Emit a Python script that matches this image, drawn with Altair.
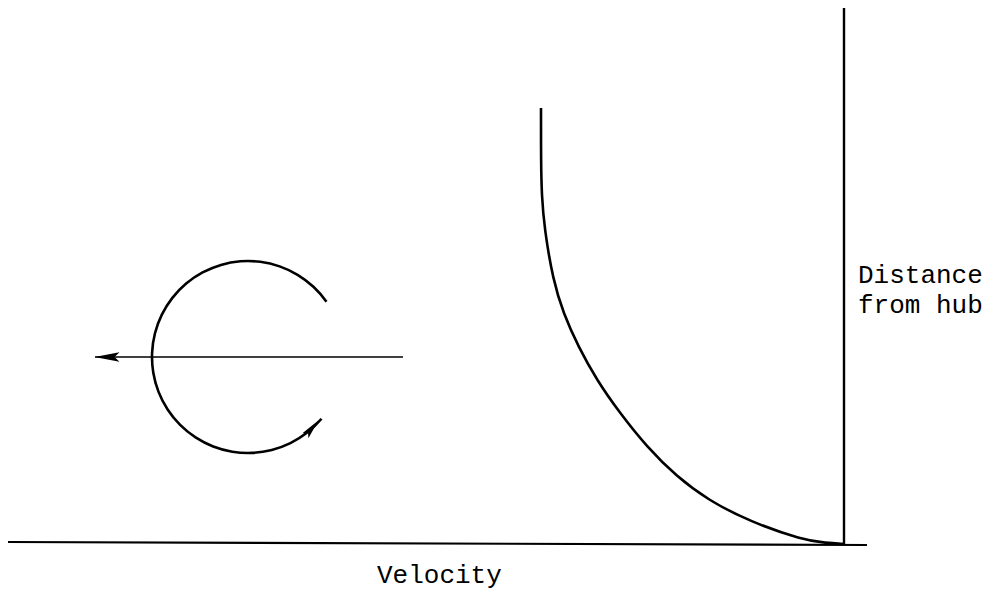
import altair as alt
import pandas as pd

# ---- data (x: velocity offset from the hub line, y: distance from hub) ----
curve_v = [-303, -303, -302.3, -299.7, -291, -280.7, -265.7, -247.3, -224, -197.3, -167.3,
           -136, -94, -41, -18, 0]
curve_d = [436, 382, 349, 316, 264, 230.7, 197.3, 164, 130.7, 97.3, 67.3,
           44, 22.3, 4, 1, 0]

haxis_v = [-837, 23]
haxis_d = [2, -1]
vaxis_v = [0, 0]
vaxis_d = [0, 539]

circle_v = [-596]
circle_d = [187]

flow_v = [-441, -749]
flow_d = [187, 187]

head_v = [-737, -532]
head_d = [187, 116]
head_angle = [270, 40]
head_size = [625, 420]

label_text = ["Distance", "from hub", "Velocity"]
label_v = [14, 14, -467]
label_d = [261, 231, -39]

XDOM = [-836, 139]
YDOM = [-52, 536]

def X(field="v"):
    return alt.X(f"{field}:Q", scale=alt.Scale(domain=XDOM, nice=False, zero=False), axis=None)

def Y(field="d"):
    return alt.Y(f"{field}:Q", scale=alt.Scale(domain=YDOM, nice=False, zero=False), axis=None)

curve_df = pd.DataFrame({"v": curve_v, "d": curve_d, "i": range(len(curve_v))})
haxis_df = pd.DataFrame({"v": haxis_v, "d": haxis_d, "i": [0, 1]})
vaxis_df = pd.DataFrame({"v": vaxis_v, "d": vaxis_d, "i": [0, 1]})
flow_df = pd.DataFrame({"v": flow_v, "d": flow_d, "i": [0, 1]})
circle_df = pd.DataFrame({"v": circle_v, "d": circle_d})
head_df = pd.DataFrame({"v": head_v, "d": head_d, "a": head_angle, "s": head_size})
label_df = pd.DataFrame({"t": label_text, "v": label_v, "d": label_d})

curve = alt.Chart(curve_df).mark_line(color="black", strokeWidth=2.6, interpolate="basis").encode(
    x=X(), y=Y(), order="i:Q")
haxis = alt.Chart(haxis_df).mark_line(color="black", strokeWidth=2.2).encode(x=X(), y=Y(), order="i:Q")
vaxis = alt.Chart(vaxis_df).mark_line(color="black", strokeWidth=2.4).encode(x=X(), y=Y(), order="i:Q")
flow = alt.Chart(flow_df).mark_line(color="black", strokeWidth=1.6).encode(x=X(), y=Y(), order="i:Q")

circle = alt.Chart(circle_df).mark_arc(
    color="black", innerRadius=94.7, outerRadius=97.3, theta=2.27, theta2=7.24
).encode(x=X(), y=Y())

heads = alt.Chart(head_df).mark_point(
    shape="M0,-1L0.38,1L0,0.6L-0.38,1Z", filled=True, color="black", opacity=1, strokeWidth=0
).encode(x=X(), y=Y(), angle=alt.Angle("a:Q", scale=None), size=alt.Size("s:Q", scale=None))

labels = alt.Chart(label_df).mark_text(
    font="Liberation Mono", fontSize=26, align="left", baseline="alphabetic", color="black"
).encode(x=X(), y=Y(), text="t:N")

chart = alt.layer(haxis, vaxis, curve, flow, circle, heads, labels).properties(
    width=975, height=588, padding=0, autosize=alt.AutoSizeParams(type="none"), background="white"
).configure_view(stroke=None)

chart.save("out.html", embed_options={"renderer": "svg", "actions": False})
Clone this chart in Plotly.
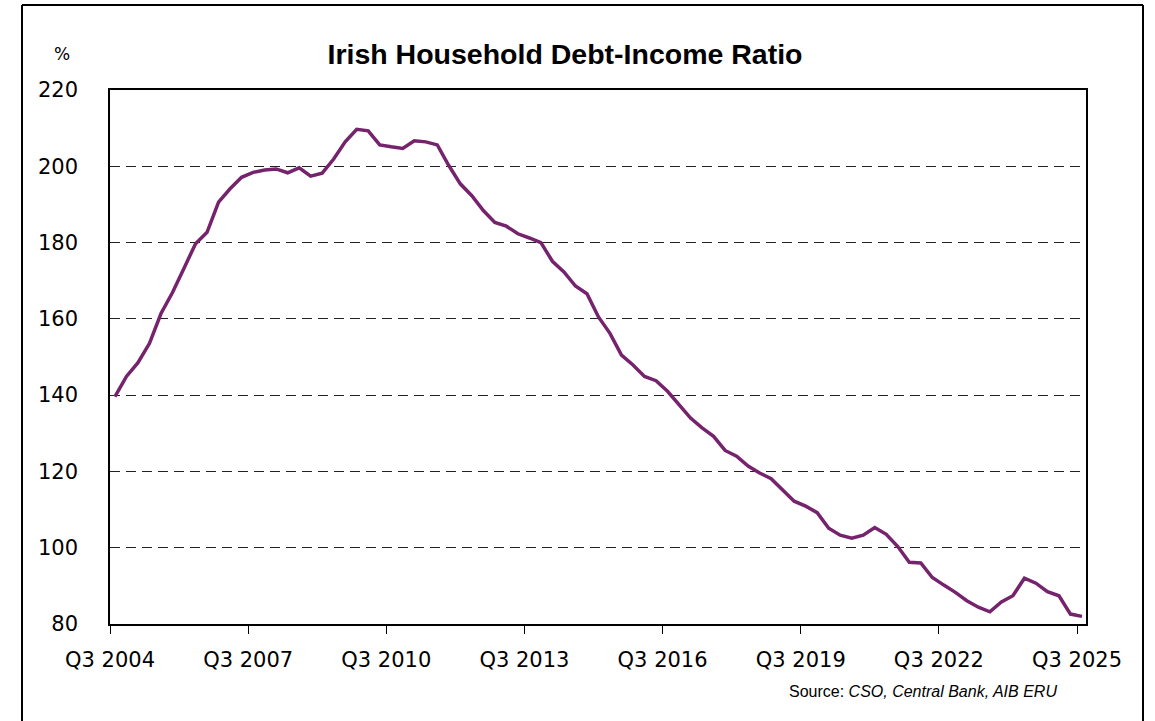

------------

| Exercise task |
Pictures do not belong in the copy. Repeat only the lines from the top of the records through the line containing "circle_d = [187]".

| Task response |
Emit a Python script that matches this image, drawn with Altair.
import altair as alt
import pandas as pd

# ---- data (x: velocity offset from the hub line, y: distance from hub) ----
curve_v = [-303, -303, -302.3, -299.7, -291, -280.7, -265.7, -247.3, -224, -197.3, -167.3,
           -136, -94, -41, -18, 0]
curve_d = [436, 382, 349, 316, 264, 230.7, 197.3, 164, 130.7, 97.3, 67.3,
           44, 22.3, 4, 1, 0]

haxis_v = [-837, 23]
haxis_d = [2, -1]
vaxis_v = [0, 0]
vaxis_d = [0, 539]

circle_v = [-596]
circle_d = [187]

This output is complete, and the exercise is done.